What I learned from the final: The French team was really cocky. They were also dirty but in return would act like they were fouled every play. I didn’t like the way the Danes played either, very pre-madonna like. It was not a very fluid game. The French were up the entire game. But in the last 5 minutes something amazing happened. It got real chippy and although the Danes were down by four, the French helped them out. Three players went to the penalty box. Two French and one Dane. The floor, now less crowded, immediately opened up. Play flew by and after some quick goals the Danes were now just down by one. Two players re-entered. The French were still a man down but a point up. In the last 50 seconds the Danes tied it. What an amazing comeback! The noise level of the stadium was at a constant roar. Everyone in the arena was yelling together united against the French (there was only one girls team left on the far side cheering for their French comrades). 12 seconds left. Is there an overtime, a shootout? How does this work? Danes steal it. 9 seconds left. They move into scoring position right in front of us on our side of the court. 6 seconds. The set play. The motion. The Danish captain gets it. 3 seconds. He shoots. Bounces off the court under the goalies leg and up into the back of the net. Mayhem. The French race to get the ball. But time expires. French players are all in the ref’s face yelling for a foul not called. Too late guys. You can already see the Danes know soon they’ll be holding the trophy.
Exhausted, hoarse, with a headache from the noise and a buzz from the beer, we walked home happy. Thank goodness the French lost.
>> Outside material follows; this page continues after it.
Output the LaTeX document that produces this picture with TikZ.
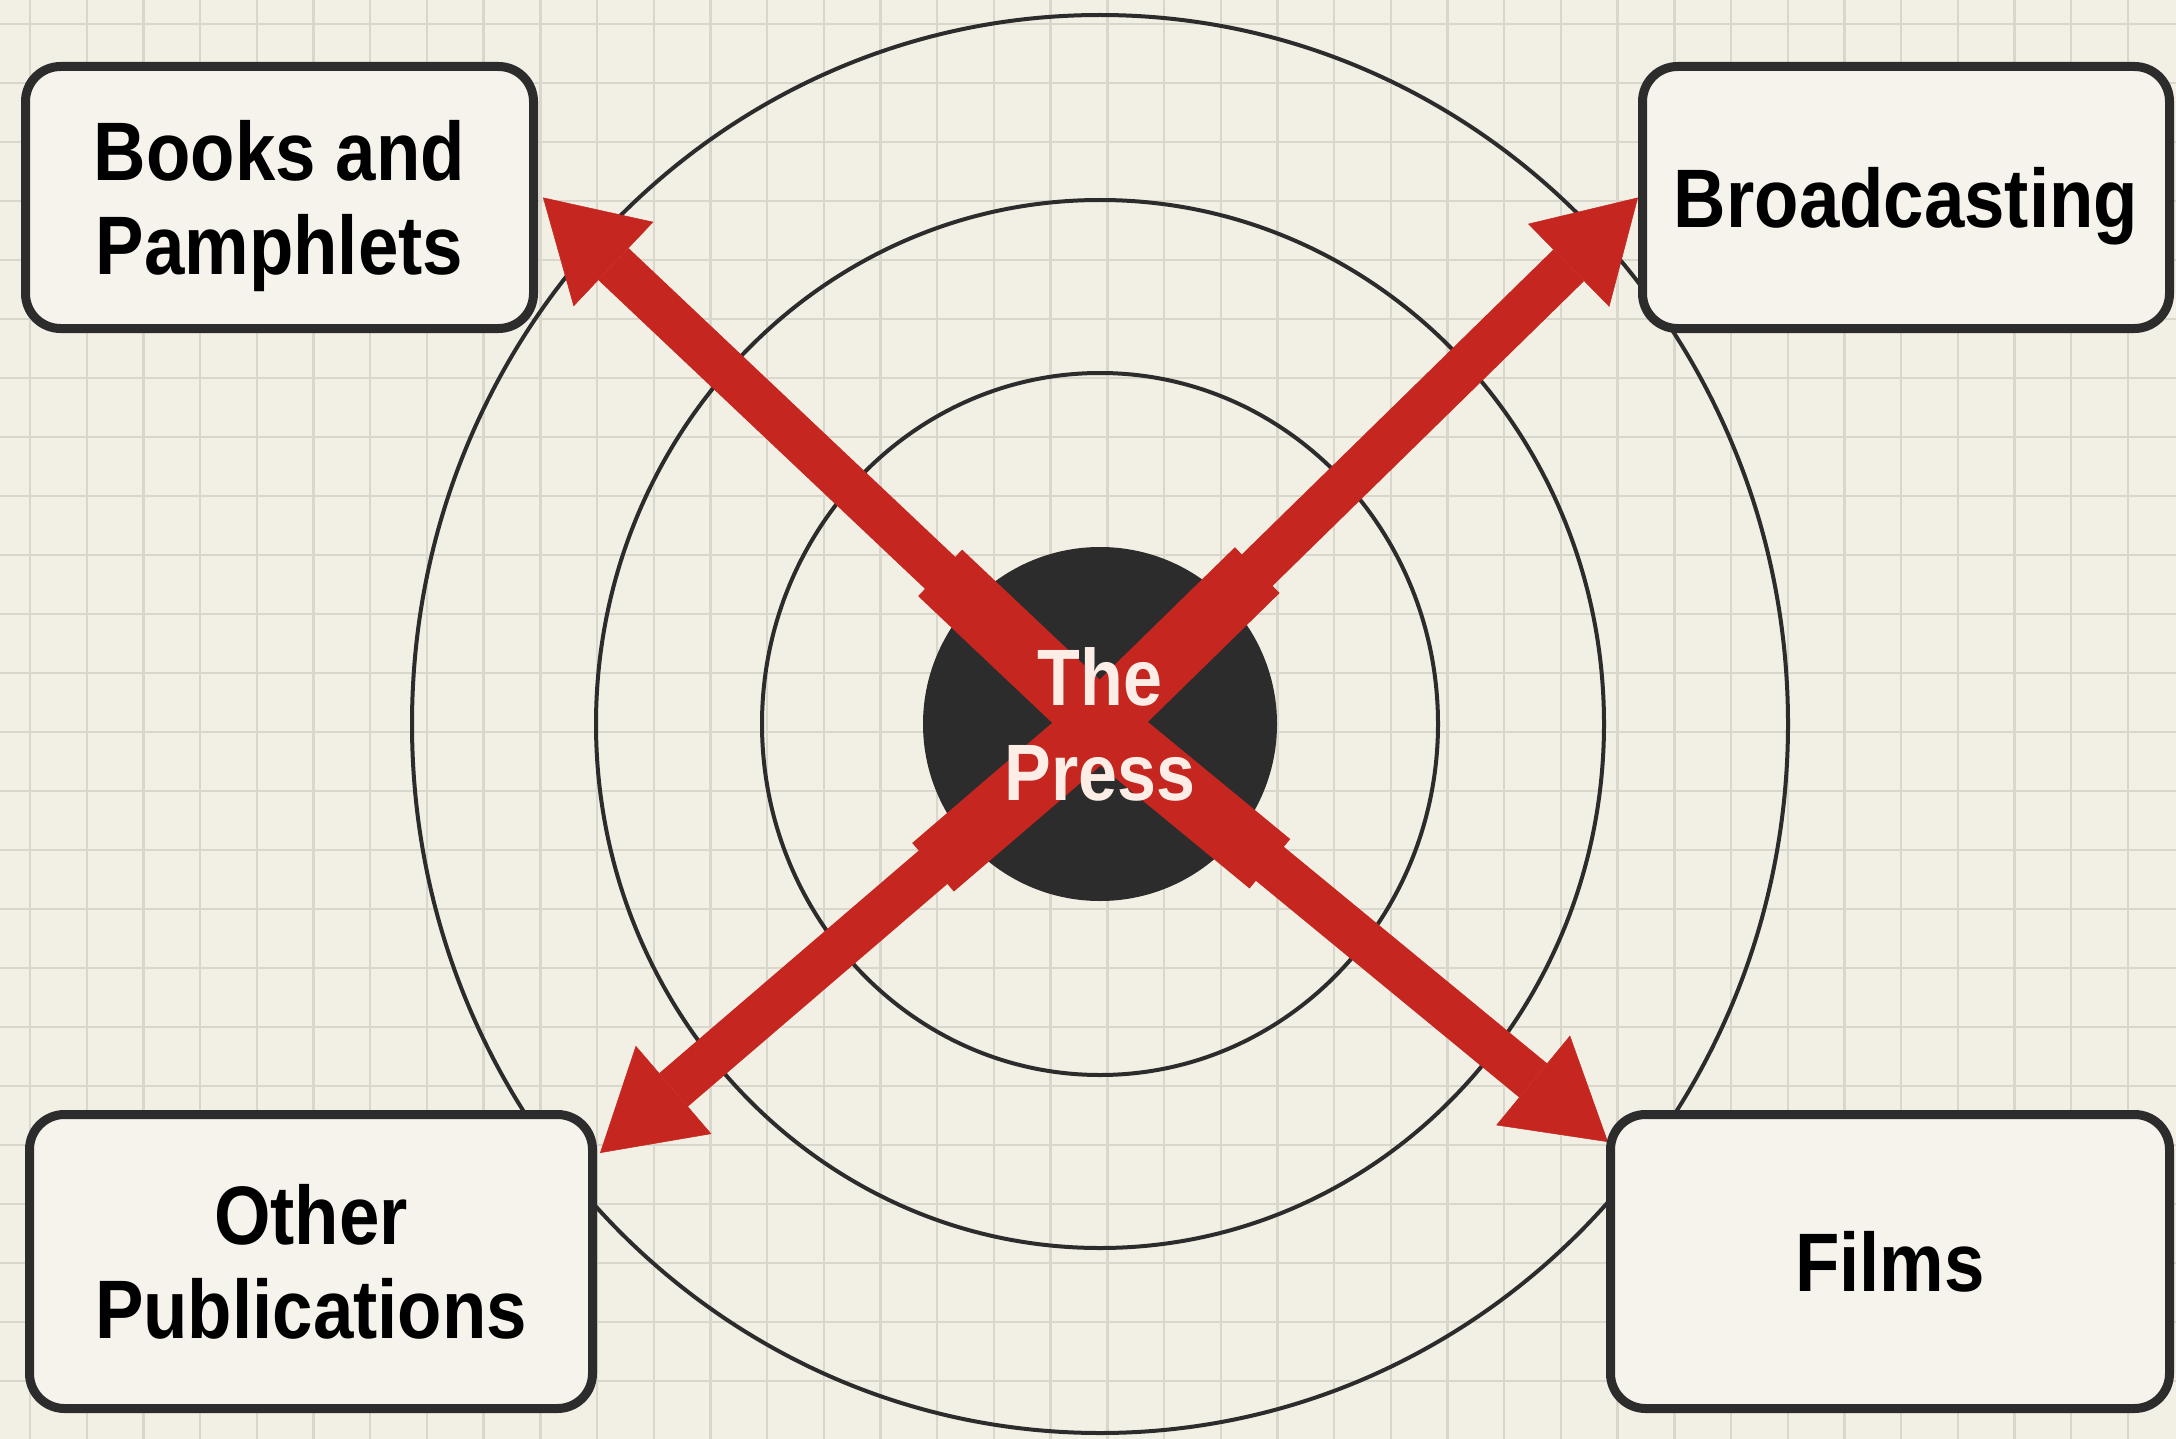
\documentclass[tikz,border=0pt]{standalone}
\usepackage{fontspec}
\newfontfamily\lblfont{Liberation Sans}[FakeStretch=0.875]
\usetikzlibrary{arrows.meta,calc}
\definecolor{paper}{RGB}{242,240,229}
\definecolor{gridc}{RGB}{217,214,203}
\definecolor{ink}{RGB}{44,44,44}
\definecolor{boxfill}{RGB}{245,243,235}
\definecolor{arrowred}{RGB}{198,38,32}
\definecolor{presstxt}{RGB}{252,238,230}
\pgfdeclarelayer{bg}
\pgfdeclarelayer{mid}
\pgfsetlayers{bg,mid,main}
\begin{document}
\begin{tikzpicture}[x=1pt,y=-1pt,
  mediabox/.style={draw=ink, line width=9pt, fill=boxfill, rounded corners=35pt,
    inner sep=0pt, align=center, text depth=0pt,
    font=\lblfont\bfseries\fontsize{83}{94}\selectfont},
  presslabel/.style={inner sep=0pt, align=center, text depth=0pt, text=presstxt,
    font=\lblfont\bfseries\fontsize{80}{95}\selectfont},
  ring/.style={draw=ink, line width=4pt},
  gridline/.style={draw=gridc, line width=2.4pt},
  shaft/.style={draw=arrowred, line width=44pt,
    -{Triangle[width=116pt,length=97pt,line width=0.5pt]}},
  collar/.style={draw=arrowred, line width=64pt},
]
\useasboundingbox (0,0) rectangle (2176,1439);

% boxes and centre label (main layer)
\node[mediabox, minimum width=508pt, minimum height=262pt] (books) at (279.5,197.5) {Books and\\Pamphlets};
\node[mediabox, minimum width=527pt, minimum height=262pt] (broad) at (1906,197.5) {Broadcasting};
\node[mediabox, minimum width=563pt, minimum height=294pt] (other) at (311,1261.5) {Other\\Publications};
\node[mediabox, minimum width=559pt, minimum height=294pt] (films) at (1890,1261.5) {Films};
\node[presslabel] (press) at (1100,724) {The\\Press};

\begin{pgfonlayer}{bg}
  \fill[paper] (0,0) rectangle (2176,1439);
  \foreach \i in {0,...,38} \draw[gridline] ({30+56.7*\i},0) -- ++(0,1439);
  \foreach \j in {0,...,24} \draw[gridline] (0,{24+59*\j}) -- ++(2176,0);
  \draw[ring] (press.center) ellipse [x radius=688, y radius=709];
  \draw[ring] (press.center) ellipse [x radius=504, y radius=524];
  \draw[ring] (press.center) ellipse [x radius=338, y radius=351];
  \fill[ink] (press.center) circle [radius=177];
\end{pgfonlayer}

\begin{pgfonlayer}{mid}
  \coordinate (tNW) at ([xshift=5pt]books.east);
  \coordinate (tNE) at (broad.west);
  \coordinate (tSW) at ([xshift=3pt,yshift=-43pt]other.north east);
  \coordinate (tSE) at ([xshift=2pt,yshift=-32pt]films.north west);
  \foreach \t in {tNW,tNE,tSW,tSE}{
    \draw[collar] (press.center) -- ($(press.center)!220pt!(\t)$);
    \draw[shaft] (press.center) -- (\t);
  }
\end{pgfonlayer}
\end{tikzpicture}
\end{document}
On the way out we bought tournament souvenir t-shirts because we are going to want to remember this weekend. We still hadn’t played a game of handball yet, but the day before one handball accidentally walked home with us after we watched the Joe’s and we were now itching to play. We also started noticing courts all around the city. Anywhere where there was outdoor basketball hoop underneath it was a handball net. Once it warms up, we are definitely going to play outside.